→ **Given exercise**:
No images are to be carried over; print all other material exactly as it stands.

→ **Information shown**:
● ● ● ● ●

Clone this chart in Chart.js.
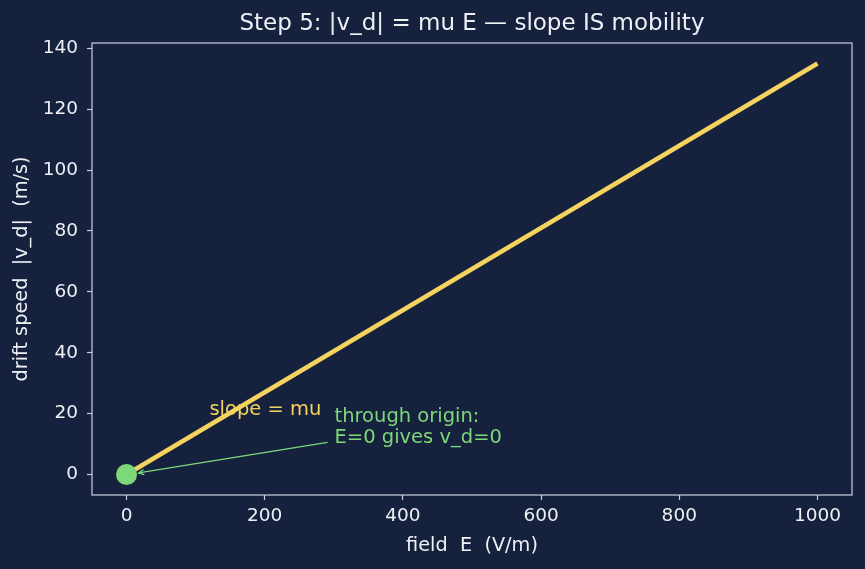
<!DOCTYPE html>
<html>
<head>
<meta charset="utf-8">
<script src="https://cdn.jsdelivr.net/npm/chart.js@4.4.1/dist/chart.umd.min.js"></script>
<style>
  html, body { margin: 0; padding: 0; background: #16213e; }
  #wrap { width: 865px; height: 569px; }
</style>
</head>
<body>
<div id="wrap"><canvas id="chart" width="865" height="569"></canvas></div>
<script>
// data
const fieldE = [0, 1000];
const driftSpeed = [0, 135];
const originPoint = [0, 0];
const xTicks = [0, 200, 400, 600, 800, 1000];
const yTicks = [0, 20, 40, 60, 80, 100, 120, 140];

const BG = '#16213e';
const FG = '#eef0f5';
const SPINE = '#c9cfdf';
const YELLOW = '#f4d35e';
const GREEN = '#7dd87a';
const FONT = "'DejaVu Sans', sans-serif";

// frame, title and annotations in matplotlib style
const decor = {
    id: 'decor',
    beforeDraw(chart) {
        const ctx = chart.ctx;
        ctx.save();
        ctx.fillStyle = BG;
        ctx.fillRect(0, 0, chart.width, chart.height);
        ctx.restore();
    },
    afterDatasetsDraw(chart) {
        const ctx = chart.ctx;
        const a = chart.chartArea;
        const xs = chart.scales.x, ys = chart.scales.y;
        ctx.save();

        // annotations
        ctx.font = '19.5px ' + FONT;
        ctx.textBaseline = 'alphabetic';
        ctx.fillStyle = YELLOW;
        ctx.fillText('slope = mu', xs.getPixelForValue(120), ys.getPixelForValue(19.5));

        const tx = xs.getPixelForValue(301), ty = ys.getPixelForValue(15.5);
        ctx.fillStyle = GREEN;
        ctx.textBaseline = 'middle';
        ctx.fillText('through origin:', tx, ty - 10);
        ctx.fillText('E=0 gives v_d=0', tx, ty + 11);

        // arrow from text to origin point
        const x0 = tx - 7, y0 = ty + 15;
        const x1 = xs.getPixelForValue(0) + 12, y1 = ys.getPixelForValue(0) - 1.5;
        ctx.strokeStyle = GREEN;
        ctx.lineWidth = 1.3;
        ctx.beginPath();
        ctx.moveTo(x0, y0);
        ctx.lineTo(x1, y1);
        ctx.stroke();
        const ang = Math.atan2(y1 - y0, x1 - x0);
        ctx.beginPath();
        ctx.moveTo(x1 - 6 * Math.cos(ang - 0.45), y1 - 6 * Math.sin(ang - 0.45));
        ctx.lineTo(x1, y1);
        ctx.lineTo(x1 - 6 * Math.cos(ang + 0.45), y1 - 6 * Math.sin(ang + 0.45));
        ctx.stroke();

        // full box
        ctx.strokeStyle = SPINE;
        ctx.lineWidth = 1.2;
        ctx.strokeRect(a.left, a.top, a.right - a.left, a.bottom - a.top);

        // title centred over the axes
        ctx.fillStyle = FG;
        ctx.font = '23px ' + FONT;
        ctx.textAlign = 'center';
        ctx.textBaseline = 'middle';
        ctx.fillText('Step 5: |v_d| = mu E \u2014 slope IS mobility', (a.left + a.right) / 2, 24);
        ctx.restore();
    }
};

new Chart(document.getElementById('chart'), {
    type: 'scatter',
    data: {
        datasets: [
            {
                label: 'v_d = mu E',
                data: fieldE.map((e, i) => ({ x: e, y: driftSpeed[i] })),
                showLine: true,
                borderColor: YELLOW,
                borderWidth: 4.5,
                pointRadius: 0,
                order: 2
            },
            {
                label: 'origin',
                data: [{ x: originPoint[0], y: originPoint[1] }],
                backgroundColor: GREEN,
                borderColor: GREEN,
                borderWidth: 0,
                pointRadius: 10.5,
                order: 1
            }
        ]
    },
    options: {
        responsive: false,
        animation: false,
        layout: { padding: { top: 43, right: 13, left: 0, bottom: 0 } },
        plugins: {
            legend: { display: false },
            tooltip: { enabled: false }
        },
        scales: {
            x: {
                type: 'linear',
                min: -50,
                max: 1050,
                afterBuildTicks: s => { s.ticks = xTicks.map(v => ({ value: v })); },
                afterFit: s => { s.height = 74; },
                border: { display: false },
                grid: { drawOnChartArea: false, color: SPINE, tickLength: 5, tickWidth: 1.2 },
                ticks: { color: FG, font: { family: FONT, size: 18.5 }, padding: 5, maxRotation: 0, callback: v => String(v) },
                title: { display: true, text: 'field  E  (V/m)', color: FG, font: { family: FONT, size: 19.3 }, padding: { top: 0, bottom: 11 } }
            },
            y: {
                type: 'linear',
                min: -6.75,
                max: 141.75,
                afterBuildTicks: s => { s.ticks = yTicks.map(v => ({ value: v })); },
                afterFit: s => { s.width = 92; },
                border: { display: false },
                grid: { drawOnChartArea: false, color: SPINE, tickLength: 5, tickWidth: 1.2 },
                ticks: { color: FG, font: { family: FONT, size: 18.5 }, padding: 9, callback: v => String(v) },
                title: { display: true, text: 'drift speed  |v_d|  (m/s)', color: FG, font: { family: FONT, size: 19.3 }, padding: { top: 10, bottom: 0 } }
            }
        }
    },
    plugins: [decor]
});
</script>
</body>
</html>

● ● ● ● ●

→ **Expected answer**:
Clone this chart in Chart.js.
<!DOCTYPE html>
<html>
<head>
<meta charset="utf-8">
<script src="https://cdn.jsdelivr.net/npm/chart.js@4.4.1/dist/chart.umd.min.js"></script>
<style>
  html, body { margin: 0; padding: 0; background: #16213e; }
  #wrap { width: 865px; height: 569px; }
</style>
</head>
<body>
<div id="wrap"><canvas id="chart" width="865" height="569"></canvas></div>
<script>
// data
const fieldE = [0, 1000];
const driftSpeed = [0, 135];
const originPoint = [0, 0];
const xTicks = [0, 200, 400, 600, 800, 1000];
const yTicks = [0, 20, 40, 60, 80, 100, 120, 140];

const BG = '#16213e';
const FG = '#eef0f5';
const SPINE = '#c9cfdf';
const YELLOW = '#f4d35e';
const GREEN = '#7dd87a';
const FONT = "'DejaVu Sans', sans-serif";

// frame, title and annotations in matplotlib style
const decor = {
    id: 'decor',
    beforeDraw(chart) {
        const ctx = chart.ctx;
        ctx.save();
        ctx.fillStyle = BG;
        ctx.fillRect(0, 0, chart.width, chart.height);
        ctx.restore();
    },
    afterDatasetsDraw(chart) {
        const ctx = chart.ctx;
        const a = chart.chartArea;
        const xs = chart.scales.x, ys = chart.scales.y;
        ctx.save();

        // annotations
        ctx.font = '19.5px ' + FONT;
        ctx.textBaseline = 'alphabetic';
        ctx.fillStyle = YELLOW;
        ctx.fillText('slope = mu', xs.getPixelForValue(120), ys.getPixelForValue(19.5));

        const tx = xs.getPixelForValue(301), ty = ys.getPixelForValue(15.5);
        ctx.fillStyle = GREEN;
        ctx.textBaseline = 'middle';
        ctx.fillText('through origin:', tx, ty - 10);
        ctx.fillText('E=0 gives v_d=0', tx, ty + 11);

        // arrow from text to origin point
        const x0 = tx - 7, y0 = ty + 15;
        const x1 = xs.getPixelForValue(0) + 12, y1 = ys.getPixelForValue(0) - 1.5;
        ctx.strokeStyle = GREEN;
        ctx.lineWidth = 1.3;
        ctx.beginPath();
        ctx.moveTo(x0, y0);
        ctx.lineTo(x1, y1);
        ctx.stroke();
        const ang = Math.atan2(y1 - y0, x1 - x0);
        ctx.beginPath();
        ctx.moveTo(x1 - 6 * Math.cos(ang - 0.45), y1 - 6 * Math.sin(ang - 0.45));
        ctx.lineTo(x1, y1);
        ctx.lineTo(x1 - 6 * Math.cos(ang + 0.45), y1 - 6 * Math.sin(ang + 0.45));
        ctx.stroke();

        // full box
        ctx.strokeStyle = SPINE;
        ctx.lineWidth = 1.2;
        ctx.strokeRect(a.left, a.top, a.right - a.left, a.bottom - a.top);

        // title centred over the axes
        ctx.fillStyle = FG;
        ctx.font = '23px ' + FONT;
        ctx.textAlign = 'center';
        ctx.textBaseline = 'middle';
        ctx.fillText('Step 5: |v_d| = mu E \u2014 slope IS mobility', (a.left + a.right) / 2, 24);
        ctx.restore();
    }
};

new Chart(document.getElementById('chart'), {
    type: 'scatter',
    data: {
        datasets: [
            {
                label: 'v_d = mu E',
                data: fieldE.map((e, i) => ({ x: e, y: driftSpeed[i] })),
                showLine: true,
                borderColor: YELLOW,
                borderWidth: 4.5,
                pointRadius: 0,
                order: 2
            },
            {
                label: 'origin',
                data: [{ x: originPoint[0], y: originPoint[1] }],
                backgroundColor: GREEN,
                borderColor: GREEN,
                borderWidth: 0,
                pointRadius: 10.5,
                order: 1
            }
        ]
    },
    options: {
        responsive: false,
        animation: false,
        layout: { padding: { top: 43, right: 13, left: 0, bottom: 0 } },
        plugins: {
            legend: { display: false },
            tooltip: { enabled: false }
        },
        scales: {
            x: {
                type: 'linear',
                min: -50,
                max: 1050,
                afterBuildTicks: s => { s.ticks = xTicks.map(v => ({ value: v })); },
                afterFit: s => { s.height = 74; },
                border: { display: false },
                grid: { drawOnChartArea: false, color: SPINE, tickLength: 5, tickWidth: 1.2 },
                ticks: { color: FG, font: { family: FONT, size: 18.5 }, padding: 5, maxRotation: 0, callback: v => String(v) },
                title: { display: true, text: 'field  E  (V/m)', color: FG, font: { family: FONT, size: 19.3 }, padding: { top: 0, bottom: 11 } }
            },
            y: {
                type: 'linear',
                min: -6.75,
                max: 141.75,
                afterBuildTicks: s => { s.ticks = yTicks.map(v => ({ value: v })); },
                afterFit: s => { s.width = 92; },
                border: { display: false },
                grid: { drawOnChartArea: false, color: SPINE, tickLength: 5, tickWidth: 1.2 },
                ticks: { color: FG, font: { family: FONT, size: 18.5 }, padding: 9, callback: v => String(v) },
                title: { display: true, text: 'drift speed  |v_d|  (m/s)', color: FG, font: { family: FONT, size: 19.3 }, padding: { top: 10, bottom: 0 } }
            }
        }
    },
    plugins: [decor]
});
</script>
</body>
</html>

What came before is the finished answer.